Halliburton tech drops unconventional costs for one Middle East operator by 30%
Ahmed Kenawi, senior vice president for the Middle East and North Africa at Halliburton, comments on the company’s focus for the coming year, and the breakthrough that cut costs by 30% for one operator
Tell me about Halliburton’s presence in the Middle East and North Africa, and any growth and development plans for the near future within the region.
Halliburton already exists in the whole Middle East and North Africa, in all areas. However, our focus right now is really in four areas:
First, we are expanding project management, especially since the national oil companies want more project management in this region.
The second focus is leading in unconventionals, and we are doing this with the technology that we have, and how we can bring our experience that we have in the US to the Middle East and North Africa.
The third focus area is in growing our interventions. There are plenty of closed wells, of mature field wells, so our rigless intervention portfolio, especially with the new technology of the Spectrum Fusion, puts us ahead of all other major service providers.
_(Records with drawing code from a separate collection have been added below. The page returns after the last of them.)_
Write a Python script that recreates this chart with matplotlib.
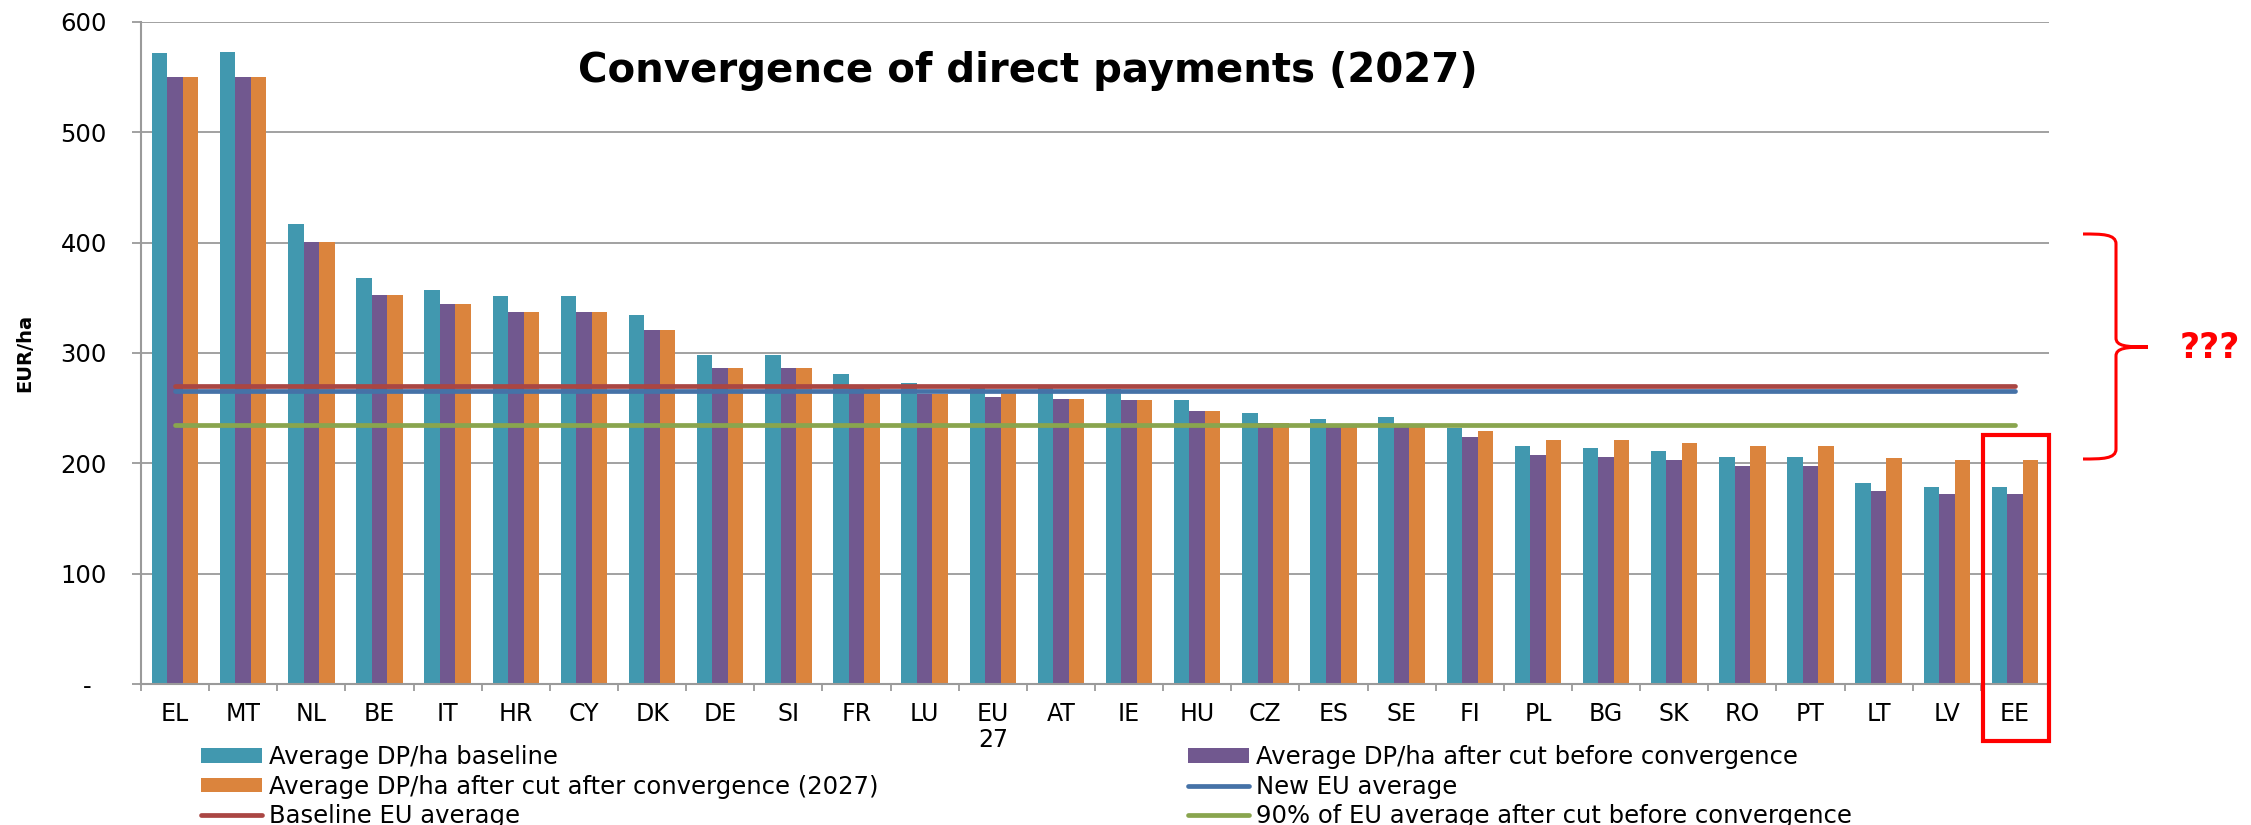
import numpy as np
import matplotlib
matplotlib.use("Agg")
import matplotlib.pyplot as plt
from matplotlib.patches import Rectangle, PathPatch
from matplotlib.path import Path
from matplotlib.lines import Line2D

plt.rcParams['font.family'] = ['DejaVu Sans']

# Member states, sorted by baseline DP/ha
categories = ['EL', 'MT', 'NL', 'BE', 'IT', 'HR', 'CY', 'DK', 'DE', 'SI', 'FR', 'LU', 'EU\n27', 'AT',
              'IE', 'HU', 'CZ', 'ES', 'SE', 'FI', 'PL', 'BG', 'SK', 'RO', 'PT', 'LT', 'LV', 'EE']

# EUR/ha
dp_baseline = [572, 573, 417, 368, 357, 352, 352, 334, 298, 298, 281, 273, 270, 268,
               267, 257, 246, 240, 242, 232, 216, 214, 211, 206, 206, 182, 179, 179]
dp_after_cut = [550, 550, 401, 353, 344, 337, 337, 321, 286, 286, 268, 263, 260, 258,
                257, 247, 237, 233, 233, 224, 208, 206, 203, 198, 198, 175, 172, 172]
dp_after_conv = [550, 550, 401, 353, 344, 337, 337, 321, 286, 286, 268, 263, 265, 258,
                 257, 247, 237, 233, 233, 229, 221, 221, 218, 216, 216, 205, 203, 203]

baseline_eu_avg = 270.3
new_eu_avg = 265.6
eu90_after_cut = 234.8

highlight = 'EE'

yticks = [0, 100, 200, 300, 400, 500, 600]

C_TEAL = '#4198AF'
C_PURPLE = '#71588F'
C_ORANGE = '#DB843D'
C_RED = '#AA4643'
C_BLUE = '#4572A7'
C_GREEN = '#89A54E'
C_GRID = '#9A9A9A'

W, H = 2251, 825
fig = plt.figure(figsize=(W / 100, H / 100), dpi=100)
ax = fig.add_axes([141 / W, 1 - 684 / H, 1908 / W, 662 / H])

x = np.arange(len(categories))
bw = 0.2275
b1 = ax.bar(x - bw, dp_baseline, bw, color=C_TEAL, zorder=2)
b2 = ax.bar(x, dp_after_cut, bw, color=C_PURPLE, zorder=2)
b3 = ax.bar(x + bw, dp_after_conv, bw, color=C_ORANGE, zorder=2)

lw_line = 3.4
ax.hlines(baseline_eu_avg, x[0], x[-1], colors=C_RED, linewidth=lw_line, capstyle='round', zorder=3)
ax.hlines(new_eu_avg, x[0], x[-1], colors=C_BLUE, linewidth=lw_line, capstyle='round', zorder=3)
ax.hlines(eu90_after_cut, x[0], x[-1], colors=C_GREEN, linewidth=lw_line, capstyle='round', zorder=3)

ax.set_xlim(-0.5, len(categories) - 0.5)
ax.set_ylim(0, 600)

# grid + spines
ax.set_yticks(yticks)
ax.set_yticklabels(['-  ' if v == 0 else str(v) for v in yticks])
ax.yaxis.grid(True, color=C_GRID, linewidth=1.3, zorder=0)
ax.set_axisbelow(True)
for s in ['top', 'right']:
    ax.spines[s].set_visible(False)
for s in ['left', 'bottom']:
    ax.spines[s].set_color(C_GRID)
    ax.spines[s].set_linewidth(1.5)
ax.tick_params(axis='y', length=6.5, width=1.3, color=C_GRID, pad=18, labelsize=17.5)

ax.set_xticks(x)
ax.set_xticklabels(categories, fontsize=17, linespacing=1.1)
ax.set_xticks(np.arange(len(categories) + 1) - 0.5, minor=True)
ax.tick_params(axis='x', which='major', length=0, pad=13)
ax.tick_params(axis='x', which='minor', length=5, width=1.3, color=C_GRID)

# title and axis label
fig.text(1028 / W, 1 - 71 / H, 'Convergence of direct payments (2027)',
         ha='center', va='center', fontsize=29, fontweight='bold')
fig.text(25 / W, 1 - 353 / H, 'EUR/ha', rotation=90, ha='center', va='center',
         fontsize=14, fontweight='bold')

# legends (two columns)
h_base = Line2D([], [], color=C_RED, lw=lw_line, solid_capstyle='round')
h_new = Line2D([], [], color=C_BLUE, lw=lw_line, solid_capstyle='round')
h_90 = Line2D([], [], color=C_GREEN, lw=lw_line, solid_capstyle='round')
leg_kw = dict(loc='upper left', frameon=False, fontsize=17.5, borderpad=0, borderaxespad=0,
              handlelength=2.5, handleheight=0.53, handletextpad=0.29, labelspacing=0.23)
fig.legend([b1, b3, h_base],
           ['Average DP/ha baseline',
            'Average DP/ha after cut after convergence (2027)',
            'Baseline EU average'],
           bbox_to_anchor=(201 / W, 1 - 745 / H), **leg_kw)
fig.legend([b2, h_new, h_90],
           ['Average DP/ha after cut before convergence',
            'New EU average',
            '90% of EU average after cut before convergence'],
           bbox_to_anchor=(1188 / W, 1 - 745 / H), **leg_kw)

# red box around the highlighted country
i = categories.index(highlight)
ax.add_patch(Rectangle((i - 0.47, -52), 0.97, 278, fill=False, edgecolor='red',
                       linewidth=3, clip_on=False, zorder=5))

# curly brace + question marks (figure pixels, y down)
def fp(px, py):
    return (px / W, 1 - py / H)

verts = [fp(2083, 234), fp(2102, 234), fp(2116, 234), fp(2116, 244),
         fp(2116, 338),
         fp(2116, 346), fp(2126, 347), fp(2148, 347),
         fp(2126, 347), fp(2116, 348), fp(2116, 356),
         fp(2116, 449),
         fp(2116, 459), fp(2102, 459), fp(2083, 459)]
codes = [Path.MOVETO, Path.CURVE4, Path.CURVE4, Path.CURVE4,
         Path.LINETO,
         Path.CURVE4, Path.CURVE4, Path.CURVE4,
         Path.CURVE4, Path.CURVE4, Path.CURVE4,
         Path.LINETO,
         Path.CURVE4, Path.CURVE4, Path.CURVE4]
fig.add_artist(PathPatch(Path(verts, codes), fill=False, edgecolor='red', linewidth=2.2,
                         transform=fig.transFigure))
fig.text(2180 / W, 1 - 348 / H, '???', color='red', fontsize=25, fontweight='bold',
         ha='left', va='center')

fig.savefig('out.png', dpi=100)
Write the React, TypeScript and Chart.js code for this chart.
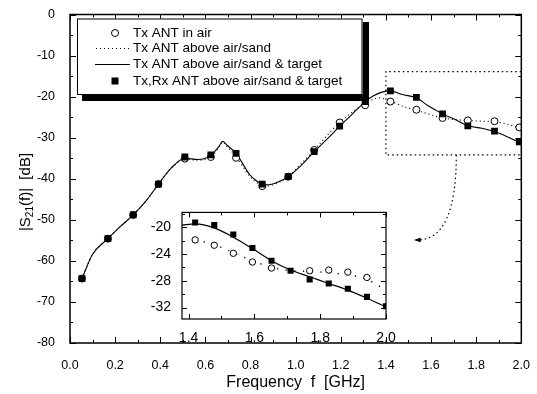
import React, { useEffect, useRef } from 'react';
import { Chart, registerables } from 'chart.js';

Chart.register(...registerables);

const FONT = 'Liberation Sans';

// ---------- labels ----------
const seriesLabels = [
  'Tx ANT in air',
  'Tx ANT above air/sand',
  'Tx ANT above air/sand & target',
  'Tx,Rx ANT above air/sand & target',
];
const xTitle = 'Frequency  f  [GHz]';

// ---------- tick labels ----------
const mainXTicks = [0.0, 0.2, 0.4, 0.6, 0.8, 1.0, 1.2, 1.4, 1.6, 1.8, 2.0];
const mainYTicks = [-80, -70, -60, -50, -40, -30, -20, -10, 0];
const insetXTicks = [1.4, 1.6, 1.8, 2.0];
const insetYTicks = [-32, -28, -24, -20];

// ---------- main chart data ----------
const mainFreq = [0.053, 0.168, 0.28, 0.392, 0.509, 0.624, 0.736, 0.852, 0.967, 1.082, 1.195, 1.308, 1.42, 1.535, 1.651, 1.763, 1.881, 1.991];
const airDb = [-64.3, -54.6, -48.8, -41.3, -35.1, -34.7, -34.9, -41.8, -39.5, -33.0, -26.3, -22.1, -21.2, -23.2, -25.2, -25.8, -26.0, -27.5];
const rxDb = [-64.3, -54.6, -48.8, -41.3, -34.7, -34.2, -33.8, -41.3, -39.5, -33.4, -27.2, -21.2, -18.6, -20.2, -24.2, -27.1, -28.4, -31.0];

const sandFreq = [0.053, 0.1, 0.168, 0.22, 0.28, 0.34, 0.392, 0.45, 0.509, 0.568, 0.624, 0.659, 0.677, 0.697, 0.736, 0.795, 0.826, 0.864, 0.902, 0.967, 1.02, 1.082, 1.14, 1.195, 1.25, 1.308, 1.369, 1.42, 1.487, 1.535, 1.597, 1.651, 1.707, 1.763, 1.825, 1.881, 1.943, 2.0];
const sandDb = [-64.3, -58.4, -54.6, -51.8, -48.8, -45.2, -41.3, -37.4, -35.2, -35.5, -34.7, -32.4, -31.0, -32.2, -34.6, -39.3, -40.9, -41.8, -41.4, -39.5, -36.6, -33.0, -29.4, -26.3, -23.8, -21.8, -20.3, -21.1, -22.6, -23.3, -24.4, -25.2, -25.6, -25.8, -26.0, -26.1, -26.8, -27.8];

const targetFreq = [0.053, 0.1, 0.168, 0.22, 0.28, 0.34, 0.392, 0.45, 0.509, 0.568, 0.624, 0.659, 0.677, 0.697, 0.736, 0.795, 0.826, 0.864, 0.902, 0.967, 1.02, 1.082, 1.14, 1.195, 1.25, 1.308, 1.345, 1.383, 1.42, 1.472, 1.535, 1.589, 1.651, 1.707, 1.763, 1.825, 1.881, 1.943, 2.0];
const targetDb = [-64.3, -58.4, -54.6, -51.8, -48.8, -45.2, -41.3, -37.3, -35.0, -35.3, -34.3, -32.2, -30.9, -31.9, -33.8, -38.9, -40.5, -41.5, -41.2, -39.5, -37.0, -33.4, -30.3, -27.2, -24.3, -21.2, -19.8, -18.9, -18.6, -19.5, -20.3, -22.3, -24.2, -25.6, -27.1, -27.7, -28.5, -29.9, -31.4];

// ---------- inset data ----------
const insetFreq = [1.42, 1.478, 1.536, 1.594, 1.652, 1.71, 1.768, 1.826, 1.884, 1.942, 2.0];
const insetAirDb = [-21.9, -22.7, -23.9, -25.2, -26.1, null, -26.5, -26.4, -26.7, -27.5, null];
const insetRxDb = [-19.3, -19.7, -21.1, -23.1, -25.0, -26.5, -27.8, -28.4, -29.2, -30.4, -31.8];
const insetLineFreq = [1.38, 1.42, 1.478, 1.536, 1.594, 1.652, 1.71, 1.768, 1.826, 1.884, 1.942, 2.0];
const insetSandDb = [null, -21.9, -22.6, -23.8, -25.0, -26.0, -26.5, -26.6, -26.8, -27.1, -27.8, -29.4];
const insetTargetDb = [-19.7, -19.5, -20.1, -21.5, -23.2, -25.0, -26.4, -27.4, -28.4, -29.4, -30.6, -31.9];

// ---------- annotation anchors (data units) ----------
const zoomBoxX = [1.40, 2.0];
const zoomBoxY = [-13.9, -34.2];
const arrowFrom = [1.712, -34.2];
const arrowTo = [1.523, -54.9];

const pts = (xs: number[], ys: (number | null)[]) =>
  xs.map((x, i) => ({ x, y: ys[i] })).filter((p) => p.y !== null) as { x: number; y: number }[];

function drawFrameTicks(chart: any, xStep: number, yStep: number, major: number, minor: number, lw: number) {
  const { ctx, chartArea: a, scales } = chart;
  const xs = scales.x, ys = scales.y;
  ctx.save();
  ctx.strokeStyle = '#000';
  ctx.lineWidth = 1;
  ctx.beginPath();
  const i0 = Math.ceil(xs.min / xStep - 1e-9), i1 = Math.floor(xs.max / xStep + 1e-9);
  for (let i = i0; i <= i1; i++) {
    const px = Math.round(xs.getPixelForValue(i * xStep)) + 0.5;
    const len = i % 2 === 0 ? major : minor;
    ctx.moveTo(px, a.bottom); ctx.lineTo(px, a.bottom - len);
    ctx.moveTo(px, a.top); ctx.lineTo(px, a.top + len);
  }
  const j0 = Math.ceil(ys.min / yStep - 1e-9), j1 = Math.floor(ys.max / yStep + 1e-9);
  for (let j = j0; j <= j1; j++) {
    const py = Math.round(ys.getPixelForValue(j * yStep)) + 0.5;
    const len = j % 2 === 0 ? major : minor;
    ctx.moveTo(a.left, py); ctx.lineTo(a.left + len, py);
    ctx.moveTo(a.right, py); ctx.lineTo(a.right - len, py);
  }
  ctx.stroke();
  ctx.lineWidth = lw;
  ctx.strokeRect(a.left, a.top, a.right - a.left, a.bottom - a.top);
  ctx.restore();
}

const mainDecor = {
  id: 'mainDecor',
  afterDraw(chart: any) {
    const { ctx, chartArea: a, scales } = chart;
    const xs = scales.x, ys = scales.y;
    drawFrameTicks(chart, 0.1, 5, 6, 3, 1.5);

    ctx.save();
    // dotted zoom box
    ctx.strokeStyle = '#000';
    ctx.lineWidth = 1.2;
    ctx.setLineDash([1.5, 3]);
    const bx0 = xs.getPixelForValue(zoomBoxX[0]), bx1 = xs.getPixelForValue(zoomBoxX[1]);
    const by0 = ys.getPixelForValue(zoomBoxY[0]), by1 = ys.getPixelForValue(zoomBoxY[1]);
    ctx.beginPath();
    ctx.moveTo(bx1, by0); ctx.lineTo(bx0, by0); ctx.lineTo(bx0, by1); ctx.lineTo(bx1, by1);
    ctx.stroke();
    // dotted arrow
    const sx = xs.getPixelForValue(arrowFrom[0]), sy = ys.getPixelForValue(arrowFrom[1]);
    const ex = xs.getPixelForValue(arrowTo[0]), ey = ys.getPixelForValue(arrowTo[1]);
    ctx.beginPath();
    ctx.moveTo(sx, sy);
    ctx.quadraticCurveTo(sx, ey, ex + 4, ey);
    ctx.stroke();
    ctx.setLineDash([]);
    ctx.fillStyle = '#000';
    ctx.beginPath();
    ctx.moveTo(ex, ey); ctx.lineTo(ex + 7, ey - 2.2); ctx.lineTo(ex + 7, ey + 2.2); ctx.closePath();
    ctx.fill();

    // legend with shadow
    const L = 77, T = 18.5, R = 362.5, B = 95;
    ctx.fillStyle = '#000';
    ctx.fillRect(82, B, R + 6.5 - 82, 6);
    ctx.fillRect(R, 22, 6.5, B + 6 - 22);
    ctx.fillStyle = '#fff';
    ctx.fillRect(L, T, R - L, B - T);
    ctx.lineWidth = 1;
    ctx.strokeStyle = '#000';
    ctx.strokeRect(L + 0.5, T + 0.5, R - L - 1, B - T - 1);
    const rows = [33, 48.5, 64.5, 81];
    ctx.font = `13.5px "${FONT}"`;
    ctx.textBaseline = 'middle';
    ctx.textAlign = 'left';
    ctx.fillStyle = '#000';
    seriesLabels.forEach((t, i) => ctx.fillText(t, 133, rows[i]));
    // symbols
    ctx.lineWidth = 1;
    ctx.beginPath(); ctx.arc(115, rows[0], 3.5, 0, Math.PI * 2); ctx.fillStyle = '#fff'; ctx.fill(); ctx.stroke();
    ctx.lineWidth = 1.2; ctx.setLineDash([1, 3]);
    ctx.beginPath(); ctx.moveTo(96, rows[1]); ctx.lineTo(129, rows[1]); ctx.stroke();
    ctx.setLineDash([]); ctx.lineWidth = 1.1;
    ctx.beginPath(); ctx.moveTo(95, rows[2]); ctx.lineTo(130, rows[2]); ctx.stroke();
    ctx.fillStyle = '#000';
    ctx.fillRect(111.5, rows[3] - 3.5, 7, 7);

    // axis titles
    ctx.font = `16px "${FONT}"`;
    ctx.textAlign = 'center';
    ctx.textBaseline = 'middle';
    ctx.fillText(xTitle, (a.left + a.right) / 2, 383);

    ctx.translate(26, 192);
    ctx.rotate(-Math.PI / 2);
    const big = `15px "${FONT}"`, small = `10px "${FONT}"`;
    const parts: [string, string, number][] = [['|S', big, 0], ['21', small, 4], ['(f)|  [dB]', big, 0]];
    let total = 0;
    parts.forEach(([t, f]) => { ctx.font = f; total += ctx.measureText(t).width; });
    let x = -total / 2;
    ctx.textAlign = 'left';
    parts.forEach(([t, f, dy]) => { ctx.font = f; ctx.fillText(t, x, dy); x += ctx.measureText(t).width; });
    ctx.restore();
  },
};

const insetDecor = {
  id: 'insetDecor',
  beforeDatasetsDraw(chart: any) {
    const { ctx, chartArea: a } = chart;
    ctx.save();
    ctx.fillStyle = '#fff';
    ctx.fillRect(a.left, a.top, a.right - a.left, a.bottom - a.top);
    ctx.restore();
  },
  afterDraw(chart: any) {
    drawFrameTicks(chart, 0.1, 2, 5, 3, 1.2);
  },
};

const tickFont = (size: number) => ({ family: FONT, size });

export default function App() {
  const mainRef = useRef<HTMLCanvasElement>(null);
  const insetRef = useRef<HTMLCanvasElement>(null);

  useEffect(() => {
    const main = new Chart(mainRef.current as HTMLCanvasElement, {
      type: 'scatter',
      data: {
        datasets: [
          {
            label: seriesLabels[3], data: pts(mainFreq, rxDb), order: 0,
            pointStyle: 'rect', pointRadius: 4.8, backgroundColor: '#000', borderColor: '#000', borderWidth: 0,
          },
          {
            label: seriesLabels[0], data: pts(mainFreq, airDb), order: 1,
            pointStyle: 'circle', pointRadius: 3.5, backgroundColor: '#fff', borderColor: '#000', borderWidth: 1,
          },
          {
            label: seriesLabels[2], data: pts(targetFreq, targetDb), order: 2, showLine: true,
            pointRadius: 0, borderColor: '#000', borderWidth: 1.1, cubicInterpolationMode: 'monotone',
          },
          {
            label: seriesLabels[1], data: pts(sandFreq, sandDb), order: 3, showLine: true,
            pointRadius: 0, borderColor: '#000', borderWidth: 1.2, borderDash: [1, 3], cubicInterpolationMode: 'monotone',
          },
        ] as any,
      },
      options: {
        animation: false,
        responsive: false,
        maintainAspectRatio: false,
        events: [],
        layout: { padding: { top: 12, right: 14, left: 0, bottom: 0 } },
        plugins: { legend: { display: false }, tooltip: { enabled: false } },
        scales: {
          x: {
            type: 'linear', min: 0, max: 2,
            grid: { display: false }, border: { display: false },
            afterFit: (s: any) => { s.height = 51; },
            afterBuildTicks: (s: any) => { s.ticks = mainXTicks.map((v) => ({ value: v })); },
            ticks: { font: tickFont(12.5), color: '#000', padding: 7, maxRotation: 0, autoSkip: false, callback: (v: any) => Number(v).toFixed(1) },
          },
          y: {
            type: 'linear', min: -80, max: 0,
            grid: { display: false }, border: { display: false },
            afterFit: (s: any) => { s.width = 70; },
            afterBuildTicks: (s: any) => { s.ticks = mainYTicks.map((v) => ({ value: v })); },
            ticks: { font: tickFont(12.5), color: '#000', padding: 7, autoSkip: false, callback: (v: any) => String(v) },
          },
        },
      } as any,
      plugins: [mainDecor],
    });

    const inset = new Chart(insetRef.current as HTMLCanvasElement, {
      type: 'scatter',
      data: {
        datasets: [
          {
            label: seriesLabels[3], data: pts(insetFreq, insetRxDb), order: 0,
            pointStyle: 'rect', pointRadius: 4.3, backgroundColor: '#000', borderColor: '#000', borderWidth: 0,
          },
          {
            label: seriesLabels[0], data: pts(insetFreq, insetAirDb), order: 1,
            pointStyle: 'circle', pointRadius: 3.2, backgroundColor: '#fff', borderColor: '#000', borderWidth: 1,
          },
          {
            label: seriesLabels[2], data: pts(insetLineFreq, insetTargetDb), order: 2, showLine: true,
            pointRadius: 0, borderColor: '#000', borderWidth: 1.2, cubicInterpolationMode: 'monotone',
          },
          {
            label: seriesLabels[1], data: pts(insetLineFreq, insetSandDb), order: 3, showLine: true,
            pointRadius: 0, borderColor: '#000', borderWidth: 1.4, borderDash: [1.2, 7.5], cubicInterpolationMode: 'monotone',
          },
        ] as any,
      },
      options: {
        animation: false,
        responsive: false,
        maintainAspectRatio: false,
        events: [],
        layout: { padding: { top: 4, right: 14, left: 0, bottom: 0 } },
        plugins: { legend: { display: false }, tooltip: { enabled: false } },
        scales: {
          x: {
            type: 'linear', min: 1.38, max: 2.0,
            grid: { display: false }, border: { display: false },
            afterFit: (s: any) => { s.height = 26; },
            afterBuildTicks: (s: any) => { s.ticks = insetXTicks.map((v) => ({ value: v })); },
            ticks: { font: tickFont(14), color: '#000', padding: 3, maxRotation: 0, autoSkip: false, callback: (v: any) => Number(v).toFixed(1) },
          },
          y: {
            type: 'linear', min: -33.7, max: -17.8,
            grid: { display: false }, border: { display: false },
            afterFit: (s: any) => { s.width = 40; },
            afterBuildTicks: (s: any) => { s.ticks = insetYTicks.map((v) => ({ value: v })); },
            ticks: { font: tickFont(14), color: '#000', padding: 3, autoSkip: false, callback: (v: any) => String(v) },
          },
        },
      } as any,
      plugins: [insetDecor],
    });

    return () => {
      main.destroy();
      inset.destroy();
    };
  }, []);

  return (
    <div style={{ position: 'fixed', left: 0, top: 0, width: 537, height: 394, background: '#fff' }}>
      <canvas ref={mainRef} width={537} height={394} style={{ position: 'absolute', left: 0, top: 0, width: 537, height: 394 }} />
      <canvas ref={insetRef} width={258} height={144} style={{ position: 'absolute', left: 142, top: 201, width: 258, height: 144 }} />
    </div>
  );
}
Lastly, we want to grow in underserved product service lines, including artificial lift, where we do not have any existence, and production chemicals.
These four areas will be Halliburton’s key focus areas in the Middle East and North Africa for the coming three years.
Halliburton has been working in multiple countries to develop local techniques to help operators overcome regional challenges and produce unconventional resources at a much lower cost. Do you have any update on progress?
Actually, we have a great update on this, because we have started in one Middle Eastern country to use local sand in massive amounts, and this puts that country’s unconventional production in the exact same position as what is happening in the US, which should really reduce their costs by almost 30%.
We are still working on another technology for water treatment, so we can use salt water for fracking, and it is still under evaluation, not yet 100% used.
What are some of the biggest challenges that you are anticipating for Halliburton, looking ahead?
I think the challenge is that we still see, in general, that despite the fact that activity is growing, pricing pressure still exists in the market.
The pricing pressure will equalise when the equipment gets tight across the globe. Additionally, the US is getting softer. So I would say that the biggest challenge right now is probably the pricing pressure that we are facing.